Perhaps this is the inevitable result of pluralism in society. Tolerance is a good thing, but tolerance is not defined as “anything goes,” or that anybody’s ideas are just as valid as anybody else’s. Tolerance is holding in respect any person as an equal before God, even those persons with whom you profoundly disagree. It’s OK to disagree, and there must always be free and open debate, but once the notion of absolute truth is abandoned, the way is open to dictatorship and tyranny.
But what if we do lose our freedoms? It is not surprising that Satan would oppose the free preaching of the Gospel, and in the past, has certainly used oppressive regimes to try to silence the Gospel. What if the forces of tyranny were to take over our nation sometime in the future? God forbid! May it never be! We do need to pray and work against that disaster with all the resources that our Lord puts in our hands! But, what if that were to happen? Our hope is not in our abilities or in acquiring political power, but in our Lord personally.
Let these Scriptures encourage your faith as we close:
Psalm 39:7 7 And now, Lord, what wait I for? my hope is in thee.
Lamentations 3:24-26 24 The LORD is my portion, saith my soul; therefore will I hope in him. 25 The LORD is good unto them that wait for him, to the soul that seeketh him. 26 It is good that a man should both hope and quietly wait for the salvation of the LORD.

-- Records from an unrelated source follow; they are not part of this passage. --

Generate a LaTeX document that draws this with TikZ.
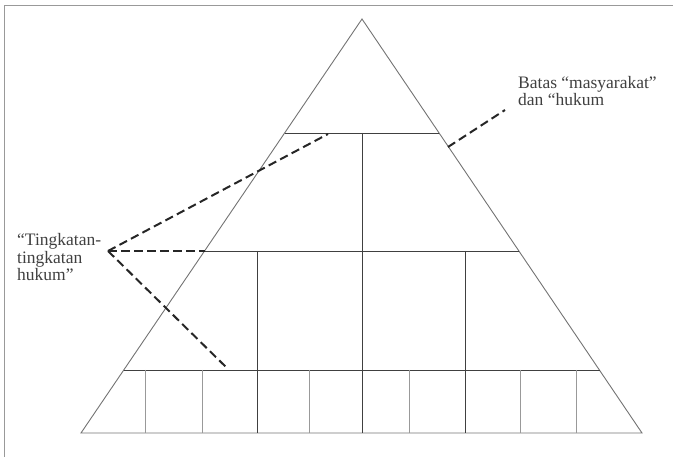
\documentclass[tikz,border=0pt]{standalone}
\usepackage{fontspec}
\setmainfont{Liberation Serif}
\usetikzlibrary{positioning}

\begin{document}
\begin{tikzpicture}[
    x=1pt, y=-1pt,
    side/.style={draw=black!55, line width=0.9pt},
    tier/.style={draw=black!75, line width=0.9pt},
    post/.style={draw=black!75, line width=0.9pt},
    cell/.style={draw=black!40, line width=1pt},
    pointer/.style={draw=black!85, dash pattern=on 8.5pt off 4.5pt, line width=2pt},
    note/.style={align=left, inner sep=0pt, text=black!75, font=\fontsize{17.5}{17.5}\selectfont}
]
\useasboundingbox (0,0) rectangle (673,457);
\draw[black!40, line width=1.5pt] (4.5,457) -- (4.5,5.5) -- (673,5.5);

% pyramid outline
\coordinate (apex) at (362,19);
\coordinate (baseL) at (81,433);
\coordinate (baseR) at (642,433);
\draw[side] (baseL) -- (apex) -- (baseR) -- cycle;

% tiers
\coordinate (t1L) at (285,133); \coordinate (t1R) at (439,133);
\coordinate (t2L) at (205,251); \coordinate (t2R) at (519,251);
\coordinate (t3L) at (124,370); \coordinate (t3R) at (600,370);
\draw[tier] (t1L) -- (t1R);
\draw[tier] (t2L) -- (t2R);
\draw[tier] (t3L) -- (t3R);

% divisions
\draw[post] (362,133) -- (362,433);
\draw[post] (257,251) -- (257,433);
\draw[post] (465,251) -- (465,433);
\foreach \x in {145,202,309,409,520,576}
  \draw[cell] (\x,370) -- (\x,433);

% labels (base = last line)
\node[note, anchor=base west] (levels) at (17,281) {“Tingkatan-\\tingkatan\\hukum”};
\node[note, anchor=base west] (limit) at (518,106) {Batas “masyarakat”\\dan “hukum};

% pointers
\coordinate (fork) at (108,251);
\coordinate (upTip) at (328,134);
\coordinate (lowTip) at (228,369);
\coordinate (edgeTip) at (448,147);
\coordinate (limitTip) at (505,110);
\draw[pointer] (fork) -- (upTip);
\draw[pointer] (fork) -- (t2L);
\draw[pointer] (fork) -- (lowTip);
\draw[pointer] (edgeTip) -- (limitTip);
\end{tikzpicture}
\end{document}
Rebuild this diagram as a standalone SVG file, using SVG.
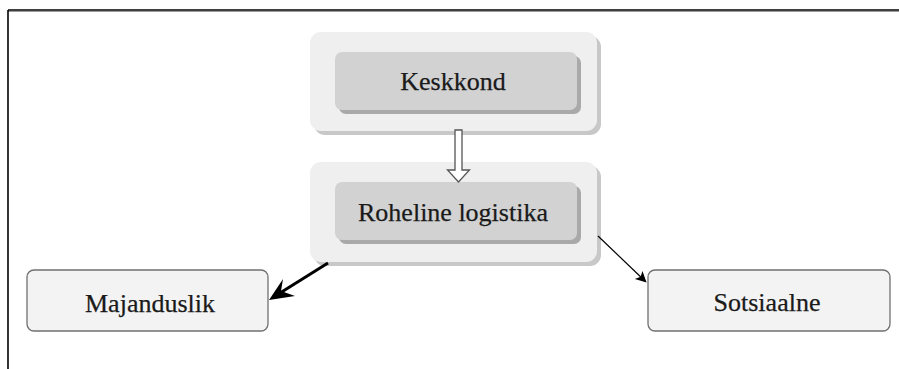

Psalm 124:8 – 125:1 Our help is in the name of the LORD, who made heaven and earth.
Our hope is not in this earth. There’s no such place as Utopia, and there never will be. And if our hope is in an earthly Utopia, whether we call it America or Rome or anything else, it will disappoint us. Every counterfeit god will always let you down. When the Roman Empire fell, many thought all civilization and order was to vanish from the earth. There were indeed times of chaos and distress; but the LORD was the hope of believers during the fear, superstition and ignorance of the (so-called) Dark Ages, and He will be the sure and certain hope for us, no matter what happens.
Psalm 46:1-2 God is our refuge and strength, a very present help in trouble. 2 Therefore will not we fear, though the earth be removed, and though the mountains be carried into the midst of the sea.
Our Lord Jesus reigns! Hallelujah!
ALMIGHTY God, who hast given us this good land for our heritage; We humbly beseech thee that we may always prove ourselves a people mindful of thy favour and glad to do thy will. Bless our land with honourable industry, sound learning, and pure manners. Save us from violence, discord, and confusion; from pride and arrogancy, and from every evil way. Defend our liberties, and fashion into one united people the multitudes brought hither out of many kindreds and tongues. Endue with the spirit of wisdom those to whom in thy Name we entrust the authority of government, that there may be justice and peace at home, and that, through obedience to thy law, we may show forth thy praise among the nations of the earth. In the time of prosperity, fill our hearts with thankfulness, and in the day of trouble, suffer not our trust in thee to fail; all which we ask through Jesus Christ our Lord.
AMEN.
David J. Miller, Vicar, Redeemer AOC, Loganville, Georgia. 7/4/2010.